By Max Constant and Ainur Romah
BANGKOK
Thai officials say they have found an abandoned human trafficking camp in the country's south that is suspected of holding between 800 and 1000 people.
It is the largest camp found so far in the region since a massive search was launched May 1 for compounds that have been harbouring Rohingya and Bangladeshi migrants.
An Anadolu Agency reporter travelling Tuesday with a team of military, police and forensic experts in the forested mountains of Sadao district, bordering Malaysia, said they had stumbled on the camp around 3 kilometers from an area where 33 corpses were exhumed May 1.
He described it as solidly built, permanent, and around one year old.
Twenty-one stilted huts served as “bedrooms,” and there were four additional huts where food was prepared, he added.
The camp appeared abandoned, as clothes and various tools were dispersed around the compound.
He said that police had told him that they think the smugglers had fled in a hurry, taking with them the Rohingya Muslims and Bangladeshi who were detained when the first camp was discovered.
Police have said they believe it belonged to the same trafficking network.
No graves were found in the camp discovered Tuesday.
“We suspect that this large camp was mostly used as a detention place,” police told Anadolu Agency.
On May 6, Junta Chief-cum-Prime Minister General Prayuth Chan-ocha gave officials in the south ten days to “eliminate all human trafficking camps.”
Since then, combined teams of police and military officers have been scouring the Thai-Malaysian border.
They have found five empty trafficking camps and 250 Bangladeshi and Rohingya wandering the forest, apparently abandoned by the smugglers.
Meanwhile, Indonesian authorities were tracking a suspected smuggling ship Tuesday which approached the coast of the western province of Aceh on Sunday, but turned back.
“The migrants’ boat left Indonesian waters and took the direction of Malaysia,” Indonesian Colonel Dwi Agus Laksana, commander of Lhokseumawe navy base, told Antara news agency.
Smugglers are thought to be dumping migrants on Malaysian and Indonesian shores, in fear of being tracked by the ever-increasing police operations.
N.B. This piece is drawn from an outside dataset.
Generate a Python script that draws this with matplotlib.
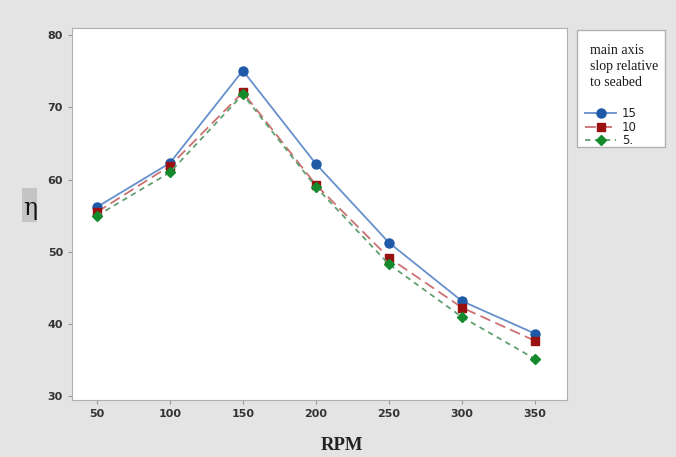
import matplotlib.pyplot as plt
from matplotlib.patches import Rectangle

rpm = [50, 100, 150, 200, 250, 300, 350]
eta_15 = [56.2, 62.3, 75.1, 62.2, 51.3, 43.2, 38.7]
eta_10 = [55.5, 61.9, 72.1, 59.3, 49.2, 42.3, 37.7]
eta_5 = [55.0, 61.0, 71.8, 59.0, 48.3, 41.0, 35.2]
legend_labels = ['15', '10', '5.']
y_ticks = [30, 40, 50, 60, 70, 80]

W, H = 676, 457
fig = plt.figure(figsize=(W / 100, H / 100), dpi=100, facecolor='#e4e4e4')
ax = fig.add_axes([72 / W, 57 / H, 495 / W, 372 / H])
ax.set_facecolor('white')

ax.plot(rpm, eta_15, color='#6590cc', lw=1.3, ls='-', marker='o',
        ms=6.5, mfc='#1f5aa8', mec='#1f5aa8', label=legend_labels[0])
ax.plot(rpm, eta_10, color='#cc7070', lw=1.3, ls=(0, (6, 3)), marker='s',
        ms=5.5, mfc='#9a1010', mec='#9a1010', label=legend_labels[1])
ax.plot(rpm, eta_5, color='#60a070', lw=1.3, ls=(0, (3, 2.5)), marker='D',
        ms=5, mfc='#138a2c', mec='#138a2c', label=legend_labels[2])

ax.set_xlim(33, 372)
ax.set_ylim(29.5, 81)
ax.set_xticks(rpm)
ax.set_yticks(y_ticks)
ax.tick_params(axis='both', colors='#9a9a9a', labelcolor='#333333', labelsize=8, length=3)
for lbl in ax.get_xticklabels() + ax.get_yticklabels():
    lbl.set_fontweight('bold')
for side in ax.spines:
    ax.spines[side].set_color('#b0b0b0')

fig.text(342 / W, 1 - 445 / H, 'RPM', family='Liberation Serif', fontweight='bold',
         fontsize=13.5, ha='center', va='center', color='#222222')

# highlighted eta label
fig.add_artist(Rectangle((22 / W, 1 - 222 / H), 15 / W, 34 / H,
                         transform=fig.transFigure, fc='#c4c4c4', ec='none'))
fig.text(30 / W, 1 - 208 / H, 'η', family='DejaVu Serif', fontsize=17, ha='center',
         va='center', color='#111111')

# legend box
fig.add_artist(Rectangle((577 / W, 1 - 147 / H), 88 / W, 117 / H,
                         transform=fig.transFigure, fc='white', ec='#b0b0b0', lw=1))
fig.text(590 / W, 1 - 44 / H, 'main axis\nslop relative\nto seabed',
         family='Liberation Serif', fontsize=10, va='top', ha='left',
         color='#1a1a1a', linespacing=1.3)
leg = fig.legend(loc='upper left', bbox_to_anchor=(577 / W, 1 - 99 / H),
                 frameon=False, fontsize=8.5, handlelength=2.6,
                 labelspacing=0.05, handletextpad=0.5, borderpad=0.2)
for t in leg.get_texts():
    t.set_color('#222222')

fig.savefig('out.png', dpi=100, facecolor=fig.get_facecolor())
On Monday, 400 people were picked up on Indonesia’s northwestern coast of Aceh, taking the number of Bangladeshi and Rohingya discovered in the country to more than 900.
They are presently being kept at a sports facility and in police buildings.
Police Chief Supt Harrith Kam Abdullya told AA Tuesday that local authorities had now detained all who had come ashore.
Indonesian authorities are coordinating with the United Nations High Commissioner for Refugees and the International Organization for Migration to assist them.
Also Monday, around 1,000 more migrants washed up on the coast of a Malaysian northern resort island.
Langkawi police said that three boats arrived during the night to offload migrants from Bangladesh and Myanmar.
The United Nations considers Rohingya to be the world’s most persecuted ethnic minority.